7. Act 2B, the Protagonist makes progress using the positive side of the moral premise
On the way from the drug store, while drinking the store dry of Benadryl, they have this conversation:
SARA: I bet I can ask you just about anything right now.
HITCH: No. I'm a vault, baby. Locked down.
SARA: What is an heiress doing with a CPA?
HITCH: They're going to the Knicks game.
SARA: Yep, Fort Knox.
HITCH: He loves her so much!
SARA: I'm sure he does.
HITCH: I'm telling you, people search their whole lives trying to find the...reasons that we're here.
SARA: I wouldn't know.
HITCH: You would if you saw it.
SARA: Sometimes it's really hard to see the forest through the sleaze.

And that is Hitch (although he's partially drunk) using the positive side of the moral premise and revealing information in confidence. Does it work?

You bet. She invites him to her apartment and puts him to sleep on the couch. Ta! Da!

Later they begin to share more personal information, in confidence... although Sara, remember is a gossip columnist and he's going to be tempted to not stay too long near the center of the Nicomachean virtue... and reap the negative consequences as we'll see.

But at this point they both have turned the corner in their relationship and their romance takes positive steps.  

Later in this part of Act 2, Sara get's Hitch's business card from Munson, although she doesn't know that the card belongs to Hitch (there's no name....secrets...ah, the antagonistic force of keeping secrets is closing in for the Act 2 climax.) In other scenes, Albert kisses Allegra. Hitch gets third date with Sara lined up. In the meantime Sara has her gay co-worker call the "date doctor" and set up a meeting at the zoo, at which Sara watches from hiding to see who the "Date Doctor" is.

8. Act 2 Climax.
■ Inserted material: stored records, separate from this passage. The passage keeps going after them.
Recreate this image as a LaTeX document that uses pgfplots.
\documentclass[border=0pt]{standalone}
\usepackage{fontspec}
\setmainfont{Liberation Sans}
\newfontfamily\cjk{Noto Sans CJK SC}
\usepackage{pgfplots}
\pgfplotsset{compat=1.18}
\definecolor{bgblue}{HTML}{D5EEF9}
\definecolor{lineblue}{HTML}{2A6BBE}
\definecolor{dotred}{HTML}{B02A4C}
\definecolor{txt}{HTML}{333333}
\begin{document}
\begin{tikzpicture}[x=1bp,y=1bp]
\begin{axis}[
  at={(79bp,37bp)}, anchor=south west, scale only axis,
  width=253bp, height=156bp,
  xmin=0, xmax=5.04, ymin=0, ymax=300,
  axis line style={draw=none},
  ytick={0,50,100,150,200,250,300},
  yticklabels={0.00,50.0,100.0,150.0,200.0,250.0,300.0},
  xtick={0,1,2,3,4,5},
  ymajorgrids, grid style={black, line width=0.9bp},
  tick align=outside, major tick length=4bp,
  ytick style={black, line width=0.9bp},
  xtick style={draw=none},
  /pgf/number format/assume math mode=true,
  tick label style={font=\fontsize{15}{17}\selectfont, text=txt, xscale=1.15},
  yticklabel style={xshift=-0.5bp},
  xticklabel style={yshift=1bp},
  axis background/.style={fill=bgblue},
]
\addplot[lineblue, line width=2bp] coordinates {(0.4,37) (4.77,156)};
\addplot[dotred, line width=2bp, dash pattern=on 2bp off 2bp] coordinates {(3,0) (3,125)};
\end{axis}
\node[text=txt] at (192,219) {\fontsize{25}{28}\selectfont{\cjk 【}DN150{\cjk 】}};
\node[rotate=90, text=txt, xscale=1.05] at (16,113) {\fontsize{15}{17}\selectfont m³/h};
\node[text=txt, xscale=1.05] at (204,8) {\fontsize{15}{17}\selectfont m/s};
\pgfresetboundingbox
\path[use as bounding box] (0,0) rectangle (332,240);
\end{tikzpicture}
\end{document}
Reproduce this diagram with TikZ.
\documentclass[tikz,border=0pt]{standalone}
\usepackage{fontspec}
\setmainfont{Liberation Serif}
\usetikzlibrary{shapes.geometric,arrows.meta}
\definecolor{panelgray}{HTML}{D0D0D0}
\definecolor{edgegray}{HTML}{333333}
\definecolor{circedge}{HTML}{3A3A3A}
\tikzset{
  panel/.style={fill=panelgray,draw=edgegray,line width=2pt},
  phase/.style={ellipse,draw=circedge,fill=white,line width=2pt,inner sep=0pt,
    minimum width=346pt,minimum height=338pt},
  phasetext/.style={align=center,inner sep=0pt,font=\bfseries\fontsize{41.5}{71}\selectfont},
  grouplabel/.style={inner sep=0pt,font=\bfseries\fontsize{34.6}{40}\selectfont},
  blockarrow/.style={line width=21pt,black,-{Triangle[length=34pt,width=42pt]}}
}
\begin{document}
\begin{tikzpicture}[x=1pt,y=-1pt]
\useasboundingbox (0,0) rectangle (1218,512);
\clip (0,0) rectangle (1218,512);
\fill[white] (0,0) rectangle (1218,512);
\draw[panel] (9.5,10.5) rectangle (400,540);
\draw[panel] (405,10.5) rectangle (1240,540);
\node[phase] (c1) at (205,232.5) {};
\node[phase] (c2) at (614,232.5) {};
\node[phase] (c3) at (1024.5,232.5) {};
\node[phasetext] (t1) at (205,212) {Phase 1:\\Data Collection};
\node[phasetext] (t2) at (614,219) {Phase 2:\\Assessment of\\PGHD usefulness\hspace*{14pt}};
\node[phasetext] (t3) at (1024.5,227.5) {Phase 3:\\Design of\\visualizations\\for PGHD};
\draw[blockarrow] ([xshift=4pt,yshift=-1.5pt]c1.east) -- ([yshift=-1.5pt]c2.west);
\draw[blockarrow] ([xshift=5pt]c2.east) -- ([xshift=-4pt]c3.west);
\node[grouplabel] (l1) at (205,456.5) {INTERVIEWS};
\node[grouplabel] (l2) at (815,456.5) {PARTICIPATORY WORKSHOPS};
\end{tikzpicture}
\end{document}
Defeat at the Hand of the Antagonistic Force.  
At the zoo, Sara discovers that the Date Doctor is Hitch. She looses it.  Sara's boss tells her not to expose Hitch. Their third date is dinner at his place, and she ends up throwing vegetables at him and storms out. He's clueless. She does as front page story on Allegra, Albert, and Hitch; "Coach of the Year: Can this man get you in bed with Allegra Cole? A Sara Melas exclusive."  But she does and destroys the relationship between Allegra and Albert. This is a perfect example of the two vices of the moral premise that slam together and cause the end of Act 2--a near death experience. She leaves Hitch's place at 87 min. Her expose' story appears at 88 min, essentially killing several relationships. Ideal for this Act 2 Climax is 88 min. Actual Act 3 Climax ends at 88.4 min.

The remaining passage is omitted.